Mr Peskov said the report contained "groundless accusations" and he said they could not be "substantiated".
Russian Oligarchs in 'Londongrad'
The report also discussed the presence in London of "Russian oligarchs and their money".
"It is widely recognised that the key to London's appeal was the exploitation of the UK's investor visa scheme, introduced in 1994, followed by the promotion of a light and limited touch to regulation, with London's strong capital and housing markets offering sound investment opportunities," said the report.
The authors of the report said Britain welcomed Russian money "and few questions - if any - were asked about the provenance of this considerable wealth."
They go on to say: "What is now clear is that it was in fact counter-productive, in that it offered ideal mechanisms by which illicit finance could be recycled through what has been referred to as the London 'laundromat'."

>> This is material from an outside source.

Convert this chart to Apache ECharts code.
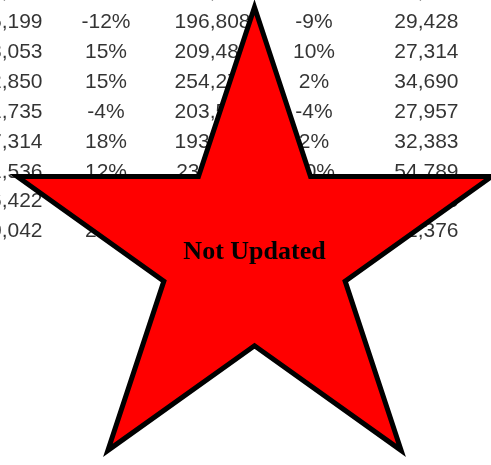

It says money was also invested in "extending patronage and building influence across a wide sphere of the British establishment - PR firms, charities, political interests, academia and cultural institutions."
The dossier describes Russian influence in what it dubs "Londongrad" means "that any measures now being taken by the government are not preventative but rather constitute damage limitation".
The committee then quotes Bill Browder - a notorious critic of Russia - as saying that "Russian state interests, working in conjunction with and through criminal private interests, set up a 'buffer' of Westerners who become de facto Russian state agents."